Aside from this being an abject admission of powerlessness, the answer made it clear to everyone -- from baron and bishop to the man on the street -- that Filangieri had no intention whatever of acting as an independent regent or, more important, of respecting the laws and constitution of the Kingdom. That made people nervous.
If Filangieri, in the Emperor's name, was prepared to attack a former regent, what might he do to ordinary knights and burgesses? If Filangieri was prepared to deny a man with close ties to royalty due process and the protection of the law, where was the Rule of Law for the man on the street? While it is claimed that the Lord of Beirut was popular, it was far more self-interest than personal affection that inspired men to take an unusual step: they decided to form a mutual protection society.

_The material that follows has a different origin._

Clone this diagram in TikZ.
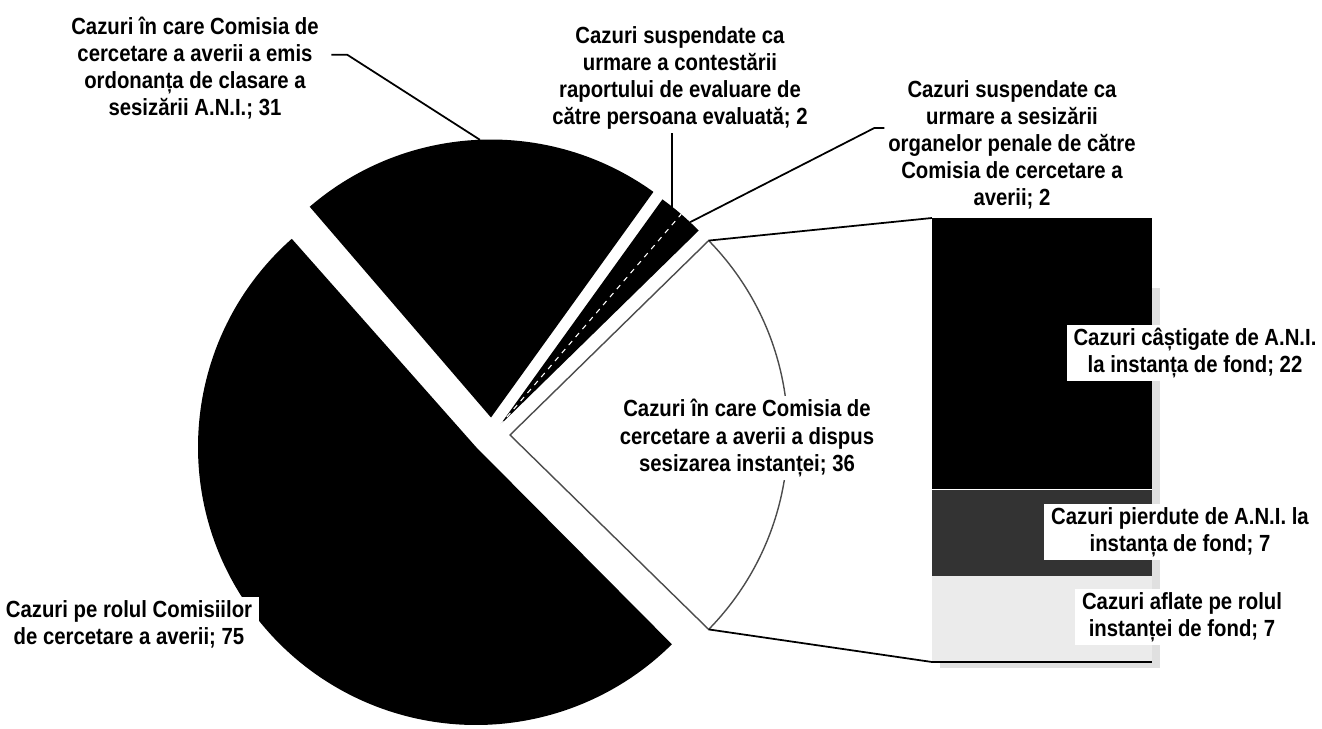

Historian Jonathan Riley-Smith puts it like this:
In Acre there happened to be a confraternity dedicated to St. Andrew and chartered perhaps by Baldwin IV and Henry of Champagne...[It] was unusual in that its membership was not limited to those of one nationality or sect but was open to all.... So barons, knights and burgesses assembed and sent for the confraternity's cousellors and charters. These were read out and the majority of those present solemnly swore themselves in as members.
Thereafter, they took to calling themselves simply the "Commune of Acre." This implied -- somewhat disingenuously -- that the men who had voluntarily joined represented the entire community of the city. That was hardly the case, but the Commune was sufficiently influential to meet with no opposition in Acre either. They next elected John d'Ibelin, Lord of Beirut, their "mayor," a position that was good only for one year requiring annual elections. As Riley-Smith makes clear, the Commune had no other functions than to resist the Emperor and his minions.
With the men of the Commune and the ships of the Genoese, Beirut was finally strong enough to make a new attempt at relieving his castle. Indeed, he felt that public sympathy had swung so much in his favor that he could risk an even more dramatic attack: an assault on Filangieri's power base in the city of Tyre.
The City of Tyre sat on an island, connected to the mainland only by a narrow causeway that was defended by three successive walls. The sea around the city was full of rocks and bad for navigation. Tyre alone -- of all the cities of the kingdom -- had successfully defied Saladin in 1187. It had remained a lonely bastion of Christendom for four years until the arrival of the Third Crusade. For Beirut to think that he might capture Tyre with his rag-tag army of Cypriot and Syrian knights, Genoese and burgesses sounds like hubris, not to say madness.
Yet despite the apparent futility of his task, Beirut had calculated correctly -- not because he could take Tyre, but because Filangieri could not risk losing it. No sooner did Filangieri learn of Beirut's objective than he abandoned the siege of the citadel of Beirut and sailed in haste to Tyre, leaving his army to follow by land. This prompt, apparently panicked, retreat suggests that Filangieri felt his hold on Tyre was not sufficiently secure. Perhaps he feared that some of the burgesses of Tyre would turn against him, if they realized Beirut at the head of the "Commune of Acre" was approaching. Whatever his reasons, Filangieri withdrew to his base at Tyre, the siege of the citadel of Beirut was lifted. Sir Balian took possession of his father's city and castle. Beirut had established the "status quo ante bellum," but the war was far from over.